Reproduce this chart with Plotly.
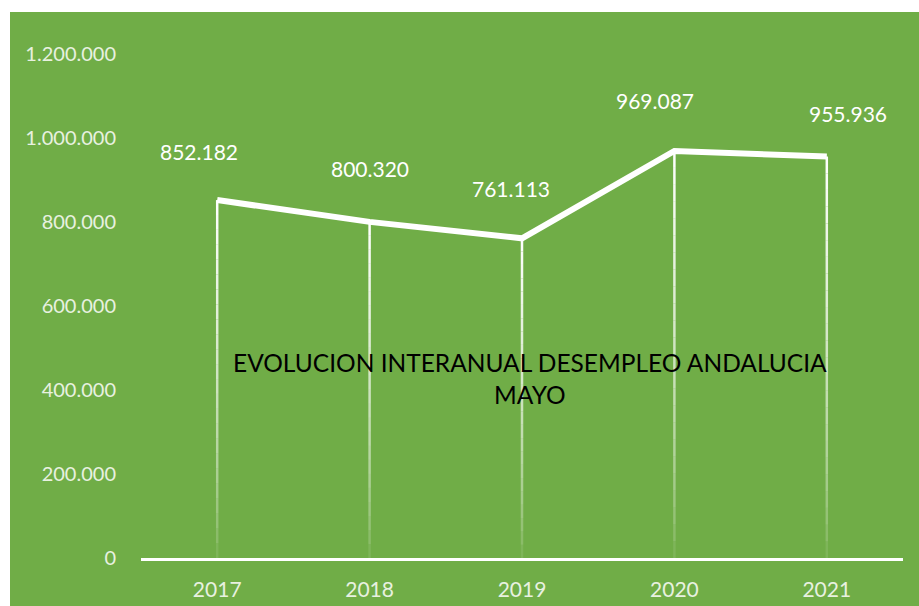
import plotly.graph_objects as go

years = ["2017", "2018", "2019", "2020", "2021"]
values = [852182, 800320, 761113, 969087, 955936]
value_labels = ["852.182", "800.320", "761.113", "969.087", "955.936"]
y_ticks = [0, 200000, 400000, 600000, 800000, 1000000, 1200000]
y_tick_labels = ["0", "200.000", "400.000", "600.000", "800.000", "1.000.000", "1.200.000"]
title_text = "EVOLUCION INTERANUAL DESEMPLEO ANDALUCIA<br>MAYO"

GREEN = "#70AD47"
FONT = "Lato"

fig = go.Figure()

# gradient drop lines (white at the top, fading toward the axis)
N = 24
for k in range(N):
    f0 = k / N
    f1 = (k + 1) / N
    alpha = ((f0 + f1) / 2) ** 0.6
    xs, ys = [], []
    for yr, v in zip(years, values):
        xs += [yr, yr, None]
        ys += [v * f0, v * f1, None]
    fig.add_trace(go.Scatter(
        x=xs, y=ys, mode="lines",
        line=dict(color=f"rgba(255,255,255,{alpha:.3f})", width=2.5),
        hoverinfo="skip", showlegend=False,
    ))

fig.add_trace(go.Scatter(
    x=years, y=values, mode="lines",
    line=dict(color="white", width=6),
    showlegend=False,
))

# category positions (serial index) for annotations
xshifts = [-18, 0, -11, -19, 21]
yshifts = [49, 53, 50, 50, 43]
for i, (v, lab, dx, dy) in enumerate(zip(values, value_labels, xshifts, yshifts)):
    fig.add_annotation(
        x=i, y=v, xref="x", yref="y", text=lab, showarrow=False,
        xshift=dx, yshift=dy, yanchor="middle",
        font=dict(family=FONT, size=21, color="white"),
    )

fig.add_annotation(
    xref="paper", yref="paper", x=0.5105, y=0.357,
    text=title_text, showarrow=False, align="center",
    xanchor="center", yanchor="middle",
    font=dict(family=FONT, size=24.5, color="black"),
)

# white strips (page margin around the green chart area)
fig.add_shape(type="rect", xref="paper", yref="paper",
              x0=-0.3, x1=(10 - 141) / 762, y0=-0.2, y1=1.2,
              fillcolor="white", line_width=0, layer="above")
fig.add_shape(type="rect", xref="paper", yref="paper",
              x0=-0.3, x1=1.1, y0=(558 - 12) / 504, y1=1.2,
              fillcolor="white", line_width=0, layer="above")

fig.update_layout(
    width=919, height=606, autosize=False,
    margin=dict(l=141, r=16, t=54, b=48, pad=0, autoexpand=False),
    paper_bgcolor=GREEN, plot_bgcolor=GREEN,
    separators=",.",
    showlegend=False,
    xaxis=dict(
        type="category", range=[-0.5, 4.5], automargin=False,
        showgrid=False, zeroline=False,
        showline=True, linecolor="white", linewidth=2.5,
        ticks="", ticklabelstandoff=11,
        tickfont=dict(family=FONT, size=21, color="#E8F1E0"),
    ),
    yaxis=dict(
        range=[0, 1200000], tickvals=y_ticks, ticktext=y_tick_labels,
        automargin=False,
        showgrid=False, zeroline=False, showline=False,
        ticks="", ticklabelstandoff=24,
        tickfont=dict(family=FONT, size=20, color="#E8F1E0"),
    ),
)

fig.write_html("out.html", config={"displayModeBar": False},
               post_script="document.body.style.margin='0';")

:::::

» **WORK TO DO**
Determine the number of lines in the data that contain "chart" as a word or string, and state only that number.

» **OUTPUT OF THE EXERCISE**
2